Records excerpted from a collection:

* * * * * * * * *

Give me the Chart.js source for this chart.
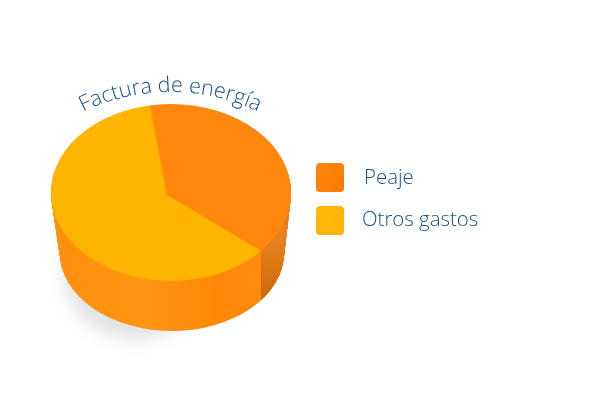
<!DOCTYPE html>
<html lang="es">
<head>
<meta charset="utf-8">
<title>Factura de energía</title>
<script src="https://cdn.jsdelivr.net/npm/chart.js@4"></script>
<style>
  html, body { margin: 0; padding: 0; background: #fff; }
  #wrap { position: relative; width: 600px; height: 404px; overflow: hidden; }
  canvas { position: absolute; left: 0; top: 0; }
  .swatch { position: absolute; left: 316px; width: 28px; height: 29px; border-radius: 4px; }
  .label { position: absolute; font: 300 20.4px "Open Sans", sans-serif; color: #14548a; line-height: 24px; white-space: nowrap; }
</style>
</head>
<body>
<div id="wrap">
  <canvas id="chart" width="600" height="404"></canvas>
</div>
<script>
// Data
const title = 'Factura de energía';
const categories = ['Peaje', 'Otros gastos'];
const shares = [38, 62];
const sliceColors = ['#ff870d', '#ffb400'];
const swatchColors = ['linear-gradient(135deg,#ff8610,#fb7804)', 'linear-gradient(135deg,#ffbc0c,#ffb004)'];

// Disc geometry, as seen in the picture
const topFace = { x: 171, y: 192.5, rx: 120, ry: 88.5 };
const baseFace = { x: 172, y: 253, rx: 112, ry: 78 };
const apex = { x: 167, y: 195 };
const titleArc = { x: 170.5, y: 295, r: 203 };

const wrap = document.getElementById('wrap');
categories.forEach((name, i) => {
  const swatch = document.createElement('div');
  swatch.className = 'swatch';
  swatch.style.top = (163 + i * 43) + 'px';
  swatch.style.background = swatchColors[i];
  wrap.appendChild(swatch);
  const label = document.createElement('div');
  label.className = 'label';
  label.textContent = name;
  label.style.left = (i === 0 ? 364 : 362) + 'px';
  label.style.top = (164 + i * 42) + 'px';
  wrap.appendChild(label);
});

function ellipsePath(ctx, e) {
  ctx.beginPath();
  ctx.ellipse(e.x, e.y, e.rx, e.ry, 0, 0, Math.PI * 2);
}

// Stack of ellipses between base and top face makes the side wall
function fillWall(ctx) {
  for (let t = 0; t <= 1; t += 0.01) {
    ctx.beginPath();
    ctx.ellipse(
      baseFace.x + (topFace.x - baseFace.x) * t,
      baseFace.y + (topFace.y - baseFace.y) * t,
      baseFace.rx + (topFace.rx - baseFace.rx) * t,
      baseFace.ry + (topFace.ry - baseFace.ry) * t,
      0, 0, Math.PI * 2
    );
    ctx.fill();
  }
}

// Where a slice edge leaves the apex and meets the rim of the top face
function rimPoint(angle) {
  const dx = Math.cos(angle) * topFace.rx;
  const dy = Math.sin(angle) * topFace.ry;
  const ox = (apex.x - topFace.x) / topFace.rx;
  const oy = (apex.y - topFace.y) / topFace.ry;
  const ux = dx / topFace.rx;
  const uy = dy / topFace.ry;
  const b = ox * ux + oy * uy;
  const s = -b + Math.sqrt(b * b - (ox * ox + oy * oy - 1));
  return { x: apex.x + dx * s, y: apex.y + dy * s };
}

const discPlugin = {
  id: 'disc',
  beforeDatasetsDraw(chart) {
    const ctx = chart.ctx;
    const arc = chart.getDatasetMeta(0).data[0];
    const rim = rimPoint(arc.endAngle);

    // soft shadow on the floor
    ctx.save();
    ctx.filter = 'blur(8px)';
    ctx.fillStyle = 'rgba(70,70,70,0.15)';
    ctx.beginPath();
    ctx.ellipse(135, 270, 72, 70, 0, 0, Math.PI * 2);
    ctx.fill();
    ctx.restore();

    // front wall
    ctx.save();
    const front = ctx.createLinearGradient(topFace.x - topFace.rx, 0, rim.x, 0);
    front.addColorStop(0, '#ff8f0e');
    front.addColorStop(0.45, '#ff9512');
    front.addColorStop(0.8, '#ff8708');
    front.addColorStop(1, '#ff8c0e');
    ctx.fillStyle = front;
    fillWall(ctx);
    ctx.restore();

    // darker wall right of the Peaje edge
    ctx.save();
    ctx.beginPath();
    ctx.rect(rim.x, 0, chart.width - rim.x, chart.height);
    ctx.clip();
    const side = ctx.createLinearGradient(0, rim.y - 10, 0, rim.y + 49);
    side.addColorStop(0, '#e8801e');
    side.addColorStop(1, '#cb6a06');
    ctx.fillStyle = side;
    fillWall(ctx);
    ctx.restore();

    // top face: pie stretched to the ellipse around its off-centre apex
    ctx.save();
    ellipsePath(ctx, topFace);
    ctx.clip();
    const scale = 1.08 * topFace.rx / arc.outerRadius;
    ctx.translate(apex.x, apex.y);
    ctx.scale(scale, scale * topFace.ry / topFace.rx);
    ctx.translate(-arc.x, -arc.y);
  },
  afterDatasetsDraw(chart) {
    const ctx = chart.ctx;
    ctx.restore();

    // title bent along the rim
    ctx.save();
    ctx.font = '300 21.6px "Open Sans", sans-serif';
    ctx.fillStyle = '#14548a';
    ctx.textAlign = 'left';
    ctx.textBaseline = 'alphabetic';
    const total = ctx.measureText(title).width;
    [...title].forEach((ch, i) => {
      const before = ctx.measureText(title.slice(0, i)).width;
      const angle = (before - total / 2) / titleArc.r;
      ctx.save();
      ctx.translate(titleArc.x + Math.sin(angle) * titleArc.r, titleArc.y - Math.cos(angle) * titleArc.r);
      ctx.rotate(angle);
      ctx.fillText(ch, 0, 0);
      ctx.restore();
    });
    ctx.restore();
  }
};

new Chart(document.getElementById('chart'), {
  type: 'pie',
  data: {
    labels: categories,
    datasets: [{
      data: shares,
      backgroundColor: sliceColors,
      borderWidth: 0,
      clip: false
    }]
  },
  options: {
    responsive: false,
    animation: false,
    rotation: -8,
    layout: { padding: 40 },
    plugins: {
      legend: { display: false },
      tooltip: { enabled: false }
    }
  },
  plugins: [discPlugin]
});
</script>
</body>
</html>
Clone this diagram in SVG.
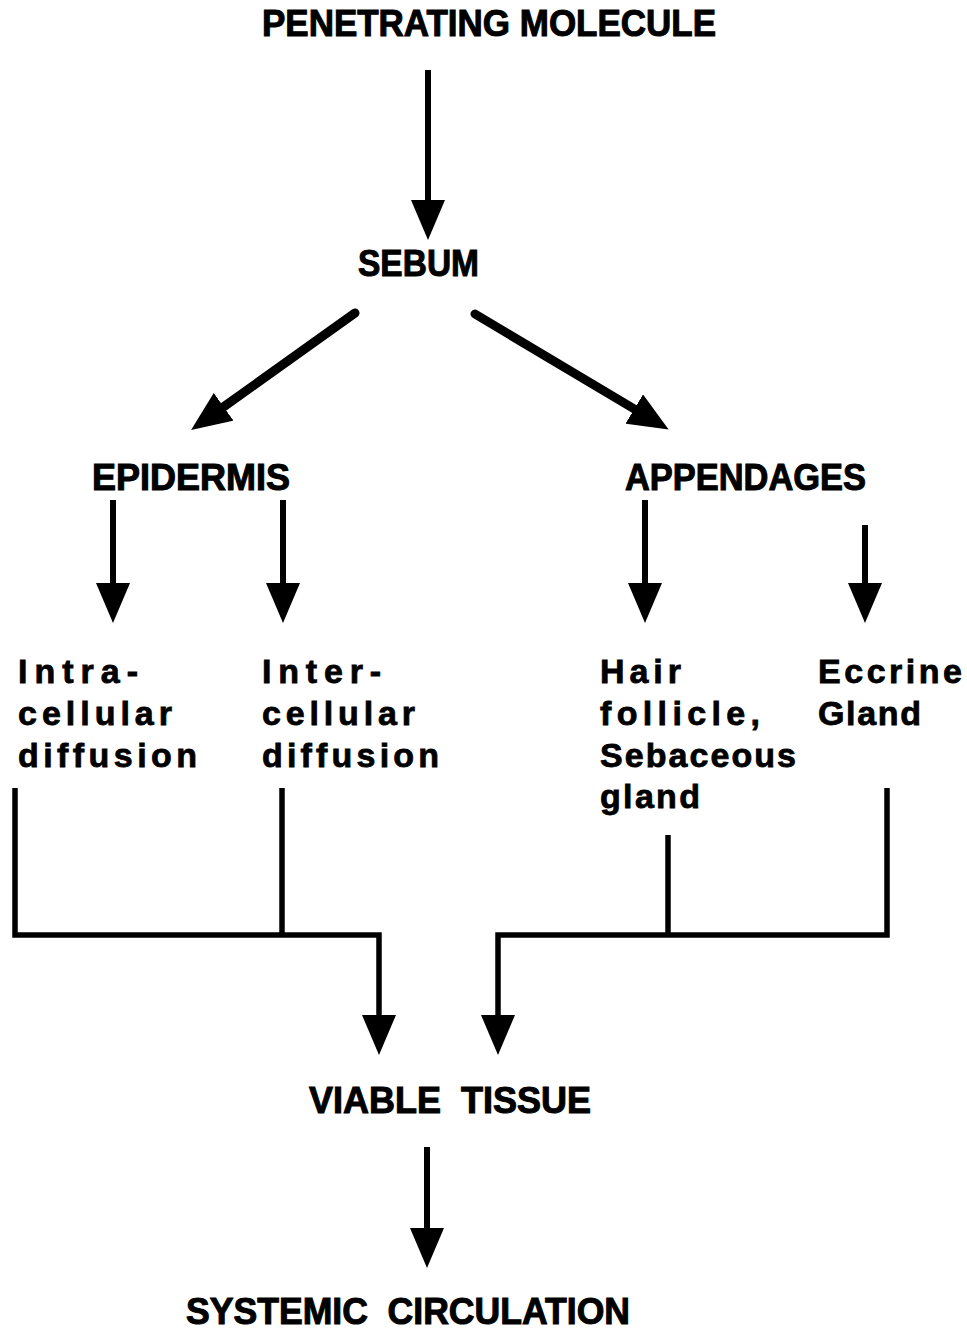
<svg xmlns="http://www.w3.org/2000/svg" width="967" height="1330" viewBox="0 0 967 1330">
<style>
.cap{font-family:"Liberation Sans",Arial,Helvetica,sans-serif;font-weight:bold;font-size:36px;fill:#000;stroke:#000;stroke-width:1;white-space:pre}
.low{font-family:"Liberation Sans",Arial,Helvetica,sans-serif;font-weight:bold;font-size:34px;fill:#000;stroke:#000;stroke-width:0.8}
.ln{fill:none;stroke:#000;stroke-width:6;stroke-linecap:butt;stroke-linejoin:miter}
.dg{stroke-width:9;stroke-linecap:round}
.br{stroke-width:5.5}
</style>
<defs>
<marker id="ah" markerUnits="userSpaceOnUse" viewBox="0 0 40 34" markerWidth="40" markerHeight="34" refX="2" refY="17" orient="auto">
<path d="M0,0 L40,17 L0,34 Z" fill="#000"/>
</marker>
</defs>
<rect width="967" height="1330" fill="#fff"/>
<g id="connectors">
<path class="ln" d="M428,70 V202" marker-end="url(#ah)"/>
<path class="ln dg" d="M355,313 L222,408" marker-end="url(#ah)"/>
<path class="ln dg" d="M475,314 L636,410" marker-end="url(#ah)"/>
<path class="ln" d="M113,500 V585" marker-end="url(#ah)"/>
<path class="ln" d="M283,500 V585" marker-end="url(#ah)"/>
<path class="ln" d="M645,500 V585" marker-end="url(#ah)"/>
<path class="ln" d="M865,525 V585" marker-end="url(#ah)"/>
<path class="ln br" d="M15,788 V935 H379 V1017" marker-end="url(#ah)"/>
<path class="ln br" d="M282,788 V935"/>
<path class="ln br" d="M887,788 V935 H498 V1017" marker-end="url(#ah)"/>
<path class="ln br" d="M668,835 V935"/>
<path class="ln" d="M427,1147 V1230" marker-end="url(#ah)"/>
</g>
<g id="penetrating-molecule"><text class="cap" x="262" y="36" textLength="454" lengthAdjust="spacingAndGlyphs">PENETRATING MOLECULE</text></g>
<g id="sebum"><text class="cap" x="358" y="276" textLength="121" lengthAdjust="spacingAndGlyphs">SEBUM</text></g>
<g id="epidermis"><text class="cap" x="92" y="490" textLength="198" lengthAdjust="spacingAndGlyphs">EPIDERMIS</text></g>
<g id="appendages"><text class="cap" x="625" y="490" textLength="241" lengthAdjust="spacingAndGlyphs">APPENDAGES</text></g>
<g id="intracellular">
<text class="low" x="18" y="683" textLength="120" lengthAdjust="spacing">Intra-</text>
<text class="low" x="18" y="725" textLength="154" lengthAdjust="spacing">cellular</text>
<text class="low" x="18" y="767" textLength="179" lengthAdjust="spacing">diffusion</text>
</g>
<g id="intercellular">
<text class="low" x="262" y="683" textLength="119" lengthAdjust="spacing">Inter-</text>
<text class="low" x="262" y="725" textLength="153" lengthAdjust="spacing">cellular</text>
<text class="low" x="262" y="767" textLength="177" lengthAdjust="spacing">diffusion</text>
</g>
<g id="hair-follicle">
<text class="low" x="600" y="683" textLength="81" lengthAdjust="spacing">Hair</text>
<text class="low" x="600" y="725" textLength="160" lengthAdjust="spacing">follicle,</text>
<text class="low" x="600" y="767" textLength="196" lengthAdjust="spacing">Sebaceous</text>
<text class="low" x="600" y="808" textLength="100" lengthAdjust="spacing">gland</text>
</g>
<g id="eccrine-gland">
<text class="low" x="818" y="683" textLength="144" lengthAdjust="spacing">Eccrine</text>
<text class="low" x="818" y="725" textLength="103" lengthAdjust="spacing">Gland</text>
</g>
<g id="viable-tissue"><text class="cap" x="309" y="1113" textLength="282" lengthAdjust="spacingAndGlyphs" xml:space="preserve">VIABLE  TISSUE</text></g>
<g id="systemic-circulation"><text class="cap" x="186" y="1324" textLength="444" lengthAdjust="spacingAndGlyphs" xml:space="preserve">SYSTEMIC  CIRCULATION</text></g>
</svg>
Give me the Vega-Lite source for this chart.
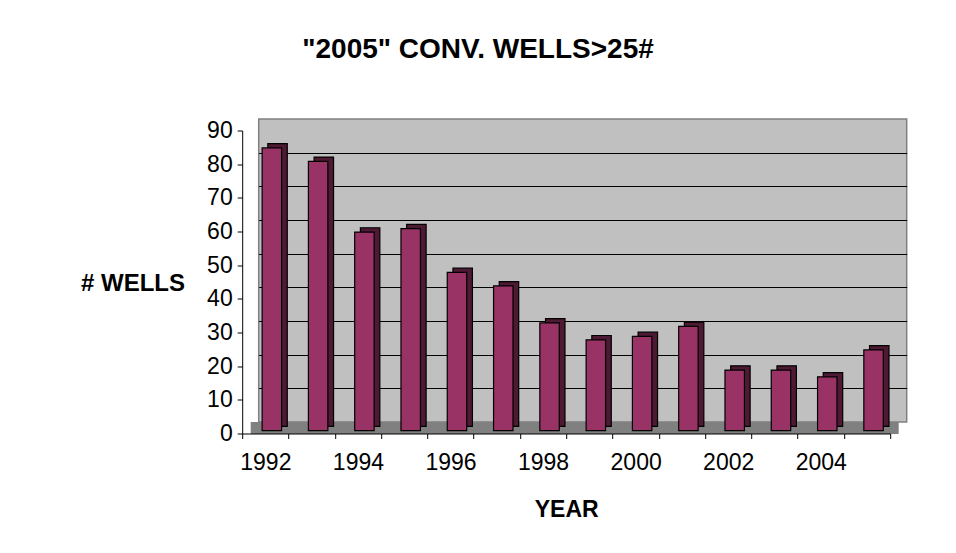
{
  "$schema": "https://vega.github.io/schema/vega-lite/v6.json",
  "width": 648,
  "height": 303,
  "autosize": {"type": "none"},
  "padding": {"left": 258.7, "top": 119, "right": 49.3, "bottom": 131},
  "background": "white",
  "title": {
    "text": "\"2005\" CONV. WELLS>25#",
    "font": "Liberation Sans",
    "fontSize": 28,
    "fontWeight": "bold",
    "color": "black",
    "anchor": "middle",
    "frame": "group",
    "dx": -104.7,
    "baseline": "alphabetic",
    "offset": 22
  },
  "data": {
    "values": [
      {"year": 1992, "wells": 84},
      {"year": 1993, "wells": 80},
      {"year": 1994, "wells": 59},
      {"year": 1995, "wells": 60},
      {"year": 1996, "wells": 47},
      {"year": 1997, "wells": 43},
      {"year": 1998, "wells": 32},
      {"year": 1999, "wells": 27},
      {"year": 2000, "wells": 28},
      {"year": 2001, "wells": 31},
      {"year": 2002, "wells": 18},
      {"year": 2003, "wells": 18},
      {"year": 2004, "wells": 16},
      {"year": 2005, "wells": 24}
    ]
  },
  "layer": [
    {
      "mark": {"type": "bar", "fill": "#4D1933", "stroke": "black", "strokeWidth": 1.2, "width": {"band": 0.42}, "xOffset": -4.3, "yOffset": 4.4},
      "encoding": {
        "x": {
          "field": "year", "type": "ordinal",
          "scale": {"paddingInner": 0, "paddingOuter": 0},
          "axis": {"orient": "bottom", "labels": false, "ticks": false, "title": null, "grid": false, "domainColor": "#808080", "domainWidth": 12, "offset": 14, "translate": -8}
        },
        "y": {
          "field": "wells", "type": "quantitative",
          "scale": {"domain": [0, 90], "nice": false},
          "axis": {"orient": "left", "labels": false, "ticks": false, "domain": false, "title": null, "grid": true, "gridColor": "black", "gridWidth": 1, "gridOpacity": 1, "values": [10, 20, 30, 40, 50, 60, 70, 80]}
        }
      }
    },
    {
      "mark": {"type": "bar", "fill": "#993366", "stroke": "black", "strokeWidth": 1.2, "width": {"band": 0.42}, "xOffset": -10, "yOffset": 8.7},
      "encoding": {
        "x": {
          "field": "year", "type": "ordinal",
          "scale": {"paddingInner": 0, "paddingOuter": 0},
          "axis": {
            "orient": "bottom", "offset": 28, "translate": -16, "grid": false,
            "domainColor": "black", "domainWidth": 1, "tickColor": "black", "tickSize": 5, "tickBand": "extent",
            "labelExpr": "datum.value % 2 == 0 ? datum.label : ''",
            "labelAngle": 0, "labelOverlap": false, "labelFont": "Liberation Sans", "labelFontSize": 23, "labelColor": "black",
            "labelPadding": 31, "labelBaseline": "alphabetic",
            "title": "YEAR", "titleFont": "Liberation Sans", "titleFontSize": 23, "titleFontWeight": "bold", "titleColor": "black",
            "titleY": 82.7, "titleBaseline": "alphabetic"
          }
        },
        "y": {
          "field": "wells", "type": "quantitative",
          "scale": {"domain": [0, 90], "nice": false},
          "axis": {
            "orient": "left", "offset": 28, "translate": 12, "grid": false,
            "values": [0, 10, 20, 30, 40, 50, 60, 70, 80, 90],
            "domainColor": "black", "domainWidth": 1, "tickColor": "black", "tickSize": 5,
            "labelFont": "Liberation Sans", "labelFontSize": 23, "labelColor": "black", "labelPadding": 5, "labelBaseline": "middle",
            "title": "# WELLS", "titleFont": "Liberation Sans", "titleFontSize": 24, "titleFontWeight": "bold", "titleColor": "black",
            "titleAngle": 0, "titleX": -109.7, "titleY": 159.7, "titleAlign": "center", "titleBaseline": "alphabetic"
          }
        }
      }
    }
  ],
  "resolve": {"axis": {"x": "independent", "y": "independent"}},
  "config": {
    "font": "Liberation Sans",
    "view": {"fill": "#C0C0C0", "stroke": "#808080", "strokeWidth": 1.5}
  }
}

* * * * * * * * *

* PROBLEM STATEMENT:
Pull out and copy each line containing the string "source".

* TASK OUTPUT:
Give me the Chart.js source for this chart.
Give me the Vega-Lite source for this chart.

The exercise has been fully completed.